Bei den „Umsonstfahrtagen“ war das Medienecho enorm, die Resonanz in der linken Szene allerdings gering. Die radikale Linke sei akademisch, mittelschichtsgeprägt, sagt der Aktivist. „Die haben ohnehin ein Semesterticket.“ Für das kleine Klimaplenum wurde die Sache schließlich zu groß. Es gab Partei-Anfragen, Treffen mit Greenpeace und Robin Wood. „Wir hätten dicke Bretter bohren müssen“, sagt der Aktivist. Das stand in keinem Verhältnis, die Sache schlief ein.
Für Pirat Pollock sind die Bretter heute dünner: Der aktuelle BSAG-Chef Wilfried Eisenberg zeigt Sympathien. Woher die BSAG ihr Geld bekommt, sei schließlich nicht entscheidend. „Nur den weiteren Streckenausbau muss man einplanen“, sagt BSAG-Sprecher Jens-Christian Meyer und gibt die Pendler aus Niedersachsen zu Bedenken, die Bremer Bahnen nutzten und dann mitfinanziert würden. Auch das aber hat Pollock bereits durchdacht: mit einer Abgabe über den Firmensitz.
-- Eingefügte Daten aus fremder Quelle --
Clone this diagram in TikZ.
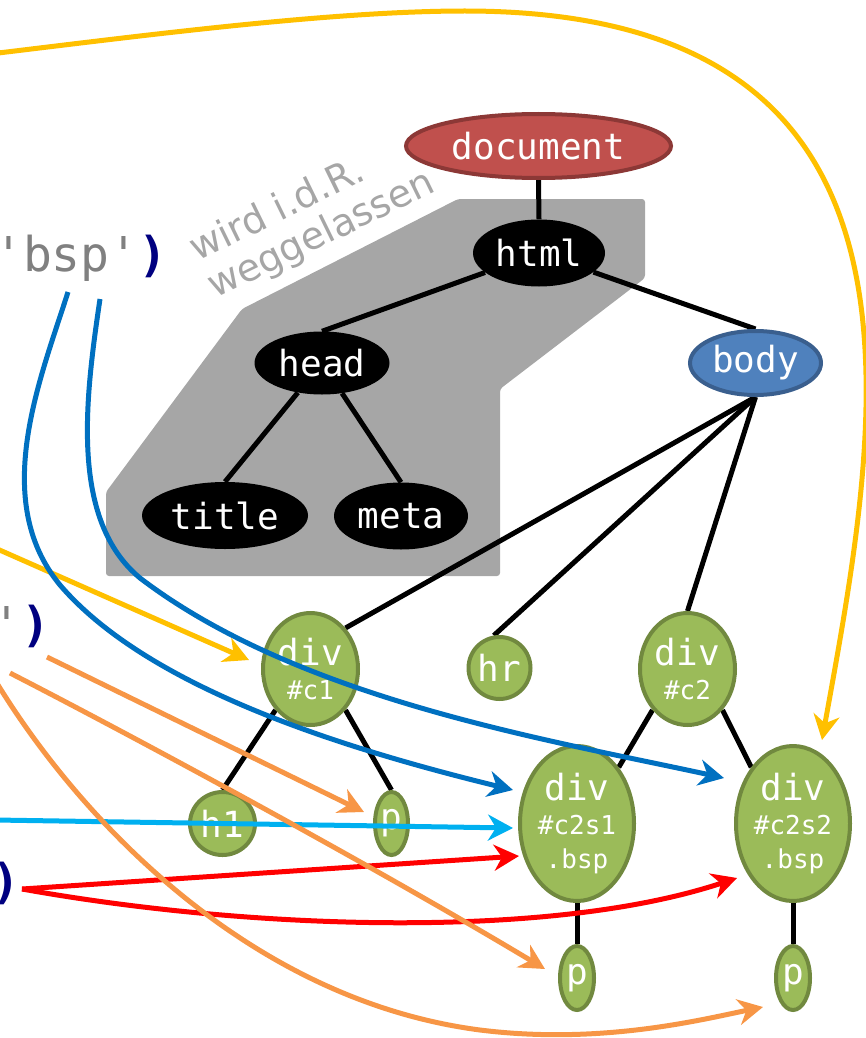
\documentclass[tikz,border=0pt]{standalone}
\usepackage{fontspec}
\setmainfont{DejaVu Sans}
\setmonofont{DejaVu Sans Mono}
\usetikzlibrary{shapes.geometric,arrows.meta,backgrounds}
\definecolor{docred}{HTML}{C0504D}
\definecolor{docredd}{HTML}{8C3836}
\definecolor{bodyblue}{HTML}{4F81BD}
\definecolor{bodyblued}{HTML}{3A5F8E}
\definecolor{grn}{HTML}{9BBB59}
\definecolor{grnd}{HTML}{71893F}
\definecolor{grayfill}{HTML}{A6A6A6}
\definecolor{notegray}{HTML}{A6A6A6}
\definecolor{ayellow}{HTML}{FFC000}
\definecolor{ablue}{HTML}{0070C0}
\definecolor{alblue}{HTML}{00B0F0}
\definecolor{aorange}{HTML}{F79646}
\definecolor{ared}{HTML}{FF0000}
\definecolor{navyc}{HTML}{000080}
\definecolor{codegray}{HTML}{808080}
\newcommand\subt[1]{{\fontsize{26}{34}\selectfont #1}}
\begin{document}
\begin{tikzpicture}[x=1pt,y=-1pt,
  tn/.style={ellipse, inner sep=0pt, align=center, text=white,
    font=\ttfamily\fontsize{36}{34}\selectfont},
  blk/.style={tn, fill=black, minimum height=67pt},
  grnode/.style={tn, fill=grn, draw=grnd, line width=4pt},
  tree/.style={line width=5pt, black},
  arr/.style={line width=5pt, -{Stealth[length=25pt,width=26pt,inset=8pt]}},
  code/.style={font=\ttfamily\fontsize{48}{48}\selectfont, anchor=base west, inner sep=0pt},
  note/.style={font=\fontsize{38}{38}\selectfont, text=notegray, anchor=base west, inner sep=0pt, rotate=26}
]
\useasboundingbox (0,0) rectangle (866,1038);
\clip (0,0) rectangle (866,1038);

% tree nodes
\node[tn, fill=docred, draw=docredd, line width=4pt, minimum width=265pt, minimum height=64pt] (doc) at (538.5,146) {document};
\node[blk, minimum width=132pt] (html) at (539,253) {html};
\node[blk, minimum width=135pt, minimum height=63pt] (head) at (322,363) {head};
\node[tn, fill=bodyblue, draw=bodyblued, line width=4pt, minimum width=131pt, minimum height=64pt] (body) at (755.5,363) {body};
\node[blk, minimum width=166pt] (title) at (225,515.5) {title};
\node[blk, minimum width=134pt] (meta) at (401,516) {meta};
\node[grnode, minimum width=95pt, minimum height=112pt] (c1) at (310.5,669) {div\\\subt{\#c1}};
\node[grnode, minimum width=62pt, minimum height=62pt] (hr) at (499.5,668) {hr};
\node[grnode, minimum width=95pt, minimum height=112pt] (c2) at (687.5,669) {div\\\subt{\#c2}};
\node[grnode, minimum width=65pt, minimum height=63pt] (h1) at (222.5,823.5) {h1};
\node[grnode, minimum width=33pt, minimum height=63pt] (p1) at (391.5,823.5) {p};
\node[grnode, minimum width=114pt, minimum height=155pt] (c2s1) at (577,823.5) {div\\\subt{\#c2s1}\\\subt{.bsp}};
\node[grnode, minimum width=114pt, minimum height=155pt] (c2s2) at (793,823.5) {div\\\subt{\#c2s2}\\\subt{.bsp}};
\node[grnode, minimum width=34pt, minimum height=64pt] (p2) at (577,978) {p};
\node[grnode, minimum width=34pt, minimum height=64pt] (p3) at (793,978) {p};

\begin{scope}[on background layer]
  \fill[grayfill, rounded corners=3pt] (458,199) -- (645,199) -- (645,278) -- (500,389) -- (500,576) -- (106,576) -- (106,492) -- (242,309) -- cycle;
  \draw[tree] (doc.south) -- (html.north);
  \draw[tree] (html) -- (head.north);
  \draw[tree] (html) -- (body.north);
  \draw[tree] (head) -- (title.north);
  \draw[tree] (head) -- (meta.north);
  \draw[tree] (body.south) -- (c1.north east);
  \draw[tree] (body.south) -- (hr.100);
  \draw[tree] (body.south) -- (c2.north);
  \draw[tree] (c1.south west) -- (h1.north);
  \draw[tree] (c1.south east) -- (p1.north);
  \draw[tree] (c2.south west) -- (c2s1.north east);
  \draw[tree] (c2.south east) -- (c2s2.north west);
  \draw[tree] (c2s1.south) -- (p2.north);
  \draw[tree] (c2s2.south) -- (p3.north);
\end{scope}

% note
\node[note] (n1) at (197,262) {wird i.d.R.};
\node[note] (n2) at (215,299) {weggelassen};

% code fragments on the left
\node[code] (t1) at (-6,271) {\textcolor{codegray}{'bsp'}\textcolor{navyc}{\bfseries )}};
\node[code] (t2) at (-8,641) {\textcolor{codegray}{'}\textcolor{navyc}{\bfseries )}};
\node[code] (t3) at (-9,898) {\textcolor{navyc}{\bfseries )}};

% arrow end points
\coordinate (y1s) at (-10,54);
\coordinate (y1e) at (822,740);
\coordinate (y2s) at (-5,548);
\coordinate (y2e) at (249,660);
\coordinate (b1s) at (68,292);
\coordinate (b1e) at (513,790);
\coordinate (b2s) at (100,299);
\coordinate (b2e) at (724,778);
\coordinate (lbs) at (-5,820);
\coordinate (lbe) at (513,828);
\coordinate (rs) at (22,889);
\coordinate (r1e) at (519,856);
\coordinate (r2e) at (737,878);
\coordinate (oas) at (47,657);
\coordinate (oae) at (364,812);
\coordinate (obs) at (10,673);
\coordinate (obe) at (545,969);
\coordinate (ocs) at (-5,680);
\coordinate (oce) at (763,1007);

\draw[arr, ayellow] (y1s) .. controls (140,36) and (330,11) .. (465,11) .. controls (960,11) and (880,420) .. (y1e);
\draw[arr, ayellow] (y2s) -- (y2e);
\draw[arr, ablue] (b1s) .. controls (40,380) and (-10,500) .. (60,585) .. controls (150,690) and (350,750) .. (b1e);
\draw[arr, ablue] (b2s) .. controls (85,400) and (70,520) .. (140,578) .. controls (300,700) and (550,740) .. (b2e);
\draw[arr, alblue] (lbs) -- (lbe);
\draw[arr, ared] (rs) -- (r1e);
\draw[arr, ared] (rs) .. controls (250,930) and (550,940) .. (r2e);
\draw[arr, aorange] (oas) -- (oae);
\draw[arr, aorange] (obs) .. controls (150,745) and (380,870) .. (obe);
\draw[arr, aorange] (ocs) .. controls (80,820) and (250,1000) .. (480,1030) .. controls (600,1045) and (700,1020) .. (oce);
\end{tikzpicture}
\end{document}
Pollock ist es ernst. Mit der Linkspartei gab es Gespräche, die ist nicht abgeneigt. Bei den Grünen gibt es Einzelne, die nicht nur in Fahrrädern denken. Er will mit Vereinen sprechen, dem Verkehrsclub Deutschland, dem Allgemeinen Deutschen Fahrradclub, dem Verein „Mehr Demokratie“: „mit allen, die nicht zwangsläufig auf Individualverkehr setzen“. Der Weg wird ein Volksbegehren. Der klare Zeitplan: „Bis Sommer wollen wir vernetzt sein“, sagt Pollock.